** Your goal **
Begin with the first line below and retype each line exactly through the line containing "ax.spines[s].set_linewidth(1.3)". Any pictures are to be left out.

** Data excerpt **
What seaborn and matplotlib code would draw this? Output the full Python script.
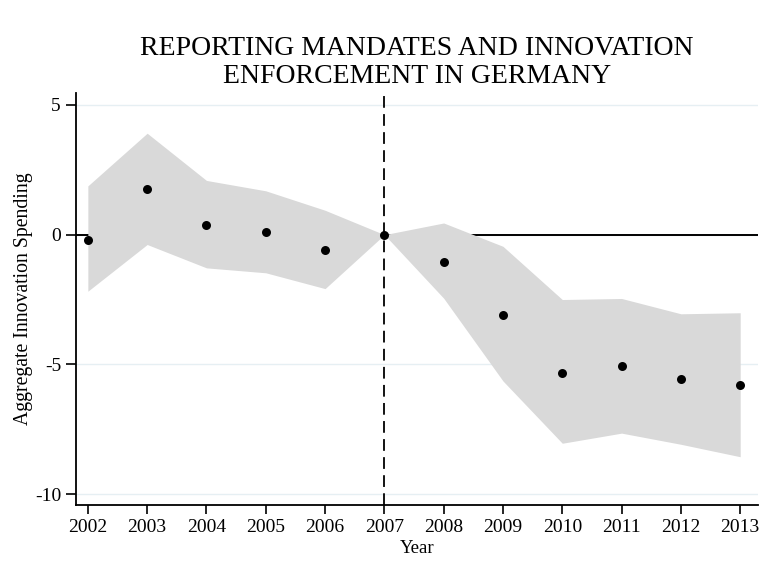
import matplotlib
matplotlib.use("Agg")
import matplotlib.pyplot as plt
import seaborn as sns
import pandas as pd

years = [2002, 2003, 2004, 2005, 2006, 2007, 2008, 2009, 2010, 2011, 2012, 2013]
estimate = [-0.22, 1.77, 0.38, 0.09, -0.59, 0.0, -1.05, -3.1, -5.32, -5.05, -5.58, -5.81]
ci_upper = [1.88, 3.91, 2.09, 1.69, 0.94, 0.0, 0.45, -0.45, -2.5, -2.46, -3.05, -3.01]
ci_lower = [-2.18, -0.38, -1.28, -1.47, -2.08, 0.0, -2.45, -5.64, -8.04, -7.65, -8.08, -8.56]
yticks = [5, 0, -5, -10]

df = pd.DataFrame({"Year": years, "est": estimate, "lo": ci_lower, "hi": ci_upper})

sns.set_style("white")
plt.rcParams["font.family"] = ["Liberation Serif", "DejaVu Serif"]
plt.rcParams["text.color"] = "black"
plt.rcParams["axes.labelcolor"] = "black"
plt.rcParams["xtick.color"] = "black"
plt.rcParams["ytick.color"] = "black"

fig = plt.figure(figsize=(7.65, 5.61), dpi=100)
ax = fig.add_axes([76/765, 1 - 505/561, (758 - 76)/765, (505 - 93)/561])

for t in yticks:
    ax.axhline(t, color="#e6eff3", lw=1.0, zorder=0)
ax.axhline(0, color="black", lw=1.4, zorder=1)
ax.fill_between(df["Year"], df["lo"], df["hi"], color="#d9d9d9", lw=0, zorder=2)
ax.axvline(2007, color="black", lw=1.3, ls=(0, (6.5, 3.5)), zorder=3)
sns.scatterplot(data=df, x="Year", y="est", ax=ax, color="black", s=42,
                edgecolor="black", linewidth=0, zorder=4)

ax.set_xlim(2001.8, 2013.3)
ax.set_ylim(-10.42, 5.46)
ax.set_xticks(years)
ax.set_xticklabels([str(y) for y in years], fontsize=14)
ax.set_yticks(yticks)
ax.set_yticklabels([str(t) for t in yticks], fontsize=14)
ax.tick_params(axis="x", direction="out", length=6.3, width=1.2, bottom=True, pad=4)
ax.tick_params(axis="y", direction="out", length=7.2, width=1.2, left=True, pad=3.6)
for s in ["top", "right"]:
    ax.spines[s].set_visible(False)
for s in ["left", "bottom"]:
    ax.spines[s].set_color("black")
    ax.spines[s].set_linewidth(1.3)

ax.set_xlabel("Year", fontsize=13.5, labelpad=3)
ax.set_ylabel("Aggregate Innovation Spending", fontsize=14.2, labelpad=1)
ax.set_title("REPORTING MANDATES AND INNOVATION\nENFORCEMENT IN GERMANY",
             fontsize=20, linespacing=1.16, pad=7.2)

fig.savefig("out.png", dpi=100)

** Output of the task **
What seaborn and matplotlib code would draw this? Output the full Python script.
import matplotlib
matplotlib.use("Agg")
import matplotlib.pyplot as plt
import seaborn as sns
import pandas as pd

years = [2002, 2003, 2004, 2005, 2006, 2007, 2008, 2009, 2010, 2011, 2012, 2013]
estimate = [-0.22, 1.77, 0.38, 0.09, -0.59, 0.0, -1.05, -3.1, -5.32, -5.05, -5.58, -5.81]
ci_upper = [1.88, 3.91, 2.09, 1.69, 0.94, 0.0, 0.45, -0.45, -2.5, -2.46, -3.05, -3.01]
ci_lower = [-2.18, -0.38, -1.28, -1.47, -2.08, 0.0, -2.45, -5.64, -8.04, -7.65, -8.08, -8.56]
yticks = [5, 0, -5, -10]

df = pd.DataFrame({"Year": years, "est": estimate, "lo": ci_lower, "hi": ci_upper})

sns.set_style("white")
plt.rcParams["font.family"] = ["Liberation Serif", "DejaVu Serif"]
plt.rcParams["text.color"] = "black"
plt.rcParams["axes.labelcolor"] = "black"
plt.rcParams["xtick.color"] = "black"
plt.rcParams["ytick.color"] = "black"

fig = plt.figure(figsize=(7.65, 5.61), dpi=100)
ax = fig.add_axes([76/765, 1 - 505/561, (758 - 76)/765, (505 - 93)/561])

for t in yticks:
    ax.axhline(t, color="#e6eff3", lw=1.0, zorder=0)
ax.axhline(0, color="black", lw=1.4, zorder=1)
ax.fill_between(df["Year"], df["lo"], df["hi"], color="#d9d9d9", lw=0, zorder=2)
ax.axvline(2007, color="black", lw=1.3, ls=(0, (6.5, 3.5)), zorder=3)
sns.scatterplot(data=df, x="Year", y="est", ax=ax, color="black", s=42,
                edgecolor="black", linewidth=0, zorder=4)

ax.set_xlim(2001.8, 2013.3)
ax.set_ylim(-10.42, 5.46)
ax.set_xticks(years)
ax.set_xticklabels([str(y) for y in years], fontsize=14)
ax.set_yticks(yticks)
ax.set_yticklabels([str(t) for t in yticks], fontsize=14)
ax.tick_params(axis="x", direction="out", length=6.3, width=1.2, bottom=True, pad=4)
ax.tick_params(axis="y", direction="out", length=7.2, width=1.2, left=True, pad=3.6)
for s in ["top", "right"]:
    ax.spines[s].set_visible(False)
for s in ["left", "bottom"]:
    ax.spines[s].set_color("black")
    ax.spines[s].set_linewidth(1.3)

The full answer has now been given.